Dubai: The gunman who slaughtered dozens of campers at a Norwegian island retreat used special bullets designed to disintegrate inside the body and cause maximum internal damage, the chief surgeon at a hospital treating victims said Sunday.

Dr Colin Poole, head of surgery at Ringriket Hospital in Honefoss northwest of Oslo, told The Associated Press that surgeons treating 16 gunshot victims have recovered only tiny fragments on bullets from victims' bodies, adding that the exit wounds were unusually small and weak.

"These bullets more or less exploded inside the body. All the energy of the bullets was deposited inside the tissue," Poole said. "They inflicted internal damage that's absolutely horrible."

Ballistics experts say dum-dum bullets are lighter in weight and can be fired with greater accuracy over varying distances.

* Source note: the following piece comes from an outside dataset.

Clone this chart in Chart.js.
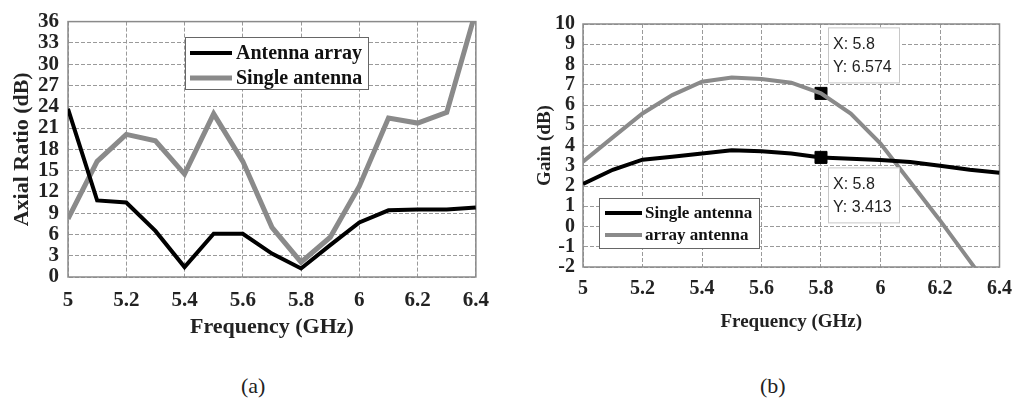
<!DOCTYPE html>
<html>
<head>
<meta charset="utf-8">
<script src="https://cdn.jsdelivr.net/npm/chart.js@4.4.1/dist/chart.umd.min.js"></script>
<style>
    body { margin: 0; background: #fff; width: 1022px; height: 398px; position: relative; overflow: hidden; }
    #wrapA { position: absolute; left: 0; top: 0; width: 500px; height: 345px; }
    #wrapB { position: absolute; left: 510px; top: 0; width: 512px; height: 345px; }
    .cap { position: absolute; top: 373px; line-height: 24px; font: 22px "Liberation Serif", serif; color: #222; }
</style>
</head>
<body>
<div id="wrapA"><canvas id="chartA"></canvas></div>
<div id="wrapB"><canvas id="chartB"></canvas></div>
<div class="cap" style="left:241px">(a)</div>
<div class="cap" style="left:760px">(b)</div>

<script>
// Frequency points (GHz)
const freqs = [5.0, 5.1, 5.2, 5.3, 5.4, 5.5, 5.6, 5.7, 5.8, 5.9, 6.0, 6.1, 6.2, 6.3, 6.4];

// (a) Axial ratio (dB)
const arArray  = [23.7, 10.8, 10.5, 6.5, 1.4, 6.1, 6.1, 3.3, 1.2, 4.5, 7.7, 9.4, 9.5, 9.5, 9.8];
const arSingle = [8.2, 16.3, 20.1, 19.2, 14.5, 23.0, 16.3, 7.0, 2.1, 5.6, 12.8, 22.4, 21.7, 23.2, 37.5];

// (b) Gain (dB)
const gainSingle = [2.1, 2.8, 3.3, 3.44, 3.6, 3.77, 3.72, 3.6, 3.413, 3.35, 3.28, 3.19, 3.0, 2.8, 2.65];
const gainArray  = [3.2, 4.4, 5.58, 6.49, 7.15, 7.36, 7.28, 7.1, 6.574, 5.58, 4.1, 2.2, 0.3, -1.7, -3.7];

// datatips on (b)
const tipFreq = 5.8;
const tipGains = [6.574, 3.413];

// tick values
const xTicks = [5, 5.2, 5.4, 5.6, 5.8, 6, 6.2, 6.4];
const arTicks = [0, 3, 6, 9, 12, 15, 18, 21, 24, 27, 30, 33, 36];
const gainTicks = [-2, -1, 0, 1, 2, 3, 4, 5, 6, 7, 8, 9, 10];

const serif = '"Liberation Serif", "Times New Roman", serif';
const sans = '"Liberation Sans", Arial, sans-serif';
const GRAY = '#8a8a8a';

const toXY = (ys) => freqs.map((f, i) => ({ x: f, y: ys[i] }));

// plot frame, drawn under the lines
const framePlugin = {
    id: 'frame',
    beforeDatasetsDraw(chart) {
        const { ctx, chartArea: a } = chart;
        ctx.save();
        ctx.strokeStyle = '#8a8a8a';
        ctx.lineWidth = 1.5;
        ctx.strokeRect(a.left, a.top, a.right - a.left, a.bottom - a.top);
        ctx.restore();
    }
};

function legendBox(box) {
    return {
        id: 'legendBox',
        afterDraw(chart) {
            const { ctx } = chart;
            ctx.save();
            ctx.fillStyle = '#fff';
            ctx.strokeStyle = '#666';
            ctx.lineWidth = 1;
            ctx.fillRect(box.x, box.y, box.w, box.h);
            ctx.strokeRect(box.x + 0.5, box.y + 0.5, box.w, box.h);
            chart.data.datasets.filter(d => !d.noLegend).forEach((ds, i) => {
                const y = box.y + box.rowTop + i * box.rowGap;
                ctx.strokeStyle = ds.borderColor;
                ctx.lineWidth = ds.borderWidth;
                ctx.beginPath();
                ctx.moveTo(box.x + box.line0, y);
                ctx.lineTo(box.x + box.line1, y);
                ctx.stroke();
                ctx.fillStyle = '#111';
                ctx.font = box.font;
                ctx.textBaseline = 'middle';
                ctx.fillText(ds.label, box.x + box.textX, y + 1);
            });
            ctx.restore();
        }
    };
}

// MATLAB-like datatips on (b)
const tipPlugin = {
    id: 'tips',
    afterDraw(chart) {
        const { ctx } = chart;
        const xs = chart.scales.x, ys = chart.scales.y;
        const offs = [{ dx: 7, dy: -66 }, { dx: 7, dy: 10 }];
        ctx.save();
        tipGains.forEach((g, i) => {
            const px = xs.getPixelForValue(tipFreq) + offs[i].dx;
            const py = ys.getPixelForValue(g) + offs[i].dy;
            ctx.fillStyle = '#fff';
            ctx.strokeStyle = '#c8c8c8';
            ctx.lineWidth = 1;
            ctx.fillRect(px, py, 71, 55);
            ctx.strokeRect(px + 0.5, py + 0.5, 71, 55);
            ctx.fillStyle = '#222';
            ctx.font = '16px ' + sans;
            ctx.textBaseline = 'middle';
            ctx.fillText('X: ' + tipFreq, px + 5, py + 17);
            ctx.fillText('Y: ' + g, px + 5, py + 40);
        });
        ctx.restore();
    }
};

function makeScales(cfg) {
    const grid = { display: true, drawOnChartArea: true, color: '#9a9a9a', lineWidth: 1, drawTicks: false };
    const border = { display: true, color: 'rgba(0,0,0,0)', dash: [4, 2] };
    return {
        x: {
            type: 'linear', min: 5, max: 6.4,
            afterFit: s => { s.height = cfg.xAxisH; },
            afterBuildTicks: s => { s.ticks = xTicks.map(v => ({ value: v })); },
            grid: grid,
            border: border,
            ticks: {
                color: '#222', padding: cfg.xPad, autoSkip: false, maxRotation: 0,
                font: { family: serif, weight: 'bold', size: cfg.tickSize },
                callback: v => String(Math.round(v * 10) / 10)
            },
            title: {
                display: true, text: 'Frequency (GHz)', color: '#222',
                font: { family: serif, weight: 'bold', size: cfg.xTitleSize },
                padding: { top: 0, bottom: cfg.xTitlePad }
            }
        },
        y: {
            type: 'linear', min: cfg.yTicks[0], max: cfg.yTicks[cfg.yTicks.length - 1],
            afterFit: s => { s.width = cfg.yAxisW; },
            afterBuildTicks: s => { s.ticks = cfg.yTicks.map(v => ({ value: v })); },
            grid: grid,
            border: border,
            ticks: {
                color: '#222', padding: cfg.yPad, autoSkip: false,
                font: { family: serif, weight: 'bold', size: cfg.tickSize }
            },
            title: {
                display: true, text: cfg.yTitle, color: '#222',
                font: { family: serif, weight: 'bold', size: cfg.yTitleSize },
                padding: { top: cfg.yTitlePad, bottom: 0 }
            }
        }
    };
}

const baseOpts = {
    responsive: true,
    maintainAspectRatio: false,
    animation: false,
    plugins: { legend: { display: false }, tooltip: { enabled: false } },
    elements: { point: { radius: 0 }, line: { tension: 0 } }
};

new Chart(document.getElementById('chartA'), {
    type: 'line',
    data: {
        datasets: [
            { label: 'Antenna array', data: toXY(arArray), borderColor: '#000', borderWidth: 4 },
            { label: 'Single antenna', data: toXY(arSingle), borderColor: GRAY, borderWidth: 5 }
        ]
    },
    options: {
        ...baseOpts,
        layout: { padding: { top: 18, right: 17, left: 0, bottom: 0 } },
        scales: makeScales({
            yTicks: arTicks, yTitle: 'Axial Ratio (dB)',
            xAxisH: 68, yAxisW: 68, tickSize: 21, xPad: 11, yPad: 9,
            xTitleSize: 22, xTitlePad: 4, yTitleSize: 22, yTitlePad: 9
        })
    },
    plugins: [framePlugin, legendBox({
        x: 185, y: 37, w: 183, h: 52, rowTop: 16, rowGap: 25,
        line0: 5, line1: 47, textX: 51, font: 'bold 20px ' + serif
    })]
});

new Chart(document.getElementById('chartB'), {
    type: 'line',
    data: {
        datasets: [
            { label: 'Single antenna', data: toXY(gainSingle), borderColor: '#000', borderWidth: 4 },
            { label: 'array antenna', data: toXY(gainArray), borderColor: GRAY, borderWidth: 4 },
            {
                label: 'datatips', noLegend: true, showLine: false,
                data: tipGains.map(g => ({ x: tipFreq, y: g })),
                pointStyle: 'rect', pointRadius: 8.5,
                pointBackgroundColor: '#000', pointBorderColor: '#000', borderColor: '#000'
            }
        ]
    },
    options: {
        ...baseOpts,
        layout: { padding: { top: 24, right: 16, left: 0, bottom: 0 } },
        scales: makeScales({
            yTicks: gainTicks, yTitle: 'Gain (dB)',
            xAxisH: 78, yAxisW: 73, tickSize: 20, xPad: 10, yPad: 8,
            xTitleSize: 19, xTitlePad: 12, yTitleSize: 19, yTitlePad: 24
        })
    },
    plugins: [framePlugin, tipPlugin, legendBox({
        x: 89, y: 198, w: 160, h: 50, rowTop: 15, rowGap: 22,
        line0: 6, line1: 43, textX: 46, font: 'bold 17px ' + serif
    })]
});
</script>
</body>
</html>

They commonly are used by air marshals and hunters of small animals.

Poole, a surgeon for 26 years at the hospital, said the bullets were "hyper-fragmentable" and produced confusing pictures on X-rays.

"It's caused us all kinds of extra problems in dealing with the wounds they cause, with very strange trajectories," he said. "The effect they cause inside the body is like a thousand pin pricks."

The man blamed for the massacre of 93 people in a shooting spree and car bombing in Norway saw his attacks as "atrocious, but necessary" to defeat liberal immigration policies and bring about a revolution in Norwegian society, his lawyer said Sunday.

Investigators were Sunday poring over a 1,500-page online manifesto apparently written by Anders Behring Breivik, 32, in which he said he had been preparing the "martyrdom operation" since at least autumn 2009.

The internet document — part diary, part bomb-making manual and part political rants on his Islamophobia — explains how he set up front mining and farming businesses to prepare the attacks for which he was arrested on Friday.

It also vowed revenge on "indigenous Europeans," whom he accused of betraying their heritage. In his first comment via a lawyer since his arrest, Breivik said he wanted to explain himself at a court hearing today. The death toll from the attacks rose to 93 yesterday, after one of those wounded in the attacks died in hospital.

Prime Minister Jens Stoltenberg and Norway's King Harald V and Queen Sonja led the nation in mourning at an emotional memorial mass in Oslo.

Norwegians across the world — including in the UAE — were struggling to understand how a country famed as a beacon of peace could experience such bloodshed on its soil.

"It's ironic that Breivik‘s attacks were primarily aimed at a camp housing Norwegian teenagers. How will attacking such young children satiate his hatred towards foreigners?" asked Berit Helgetun Mian, a Norwegian visiting relatives in Dubai. "The summer camp at Utoeya was the place to be for budding politicians. I had a lot of friends there who were interested in politics," Saima-Irén Mian, Berit's daughter, told Gulf News.

Death penalty

"Sadly, the highest level of punishment in Norway is 21 years, which means even if Breivik gets the highest punishment, he will walk free at the age of 53," Berit said. The crimes have led to calls on the internet for the reinstatement of the death penalty.

The Norwegian Ambassador to the UAE told Gulf News the community in the UAE is still in deep shock over the killings. "We have a young politician from the Labour Party who is in training at the embassy. He is in a very bad shape as some of his friends were killed [in the Utoeya shooting]," Ase Elin Bjerke said.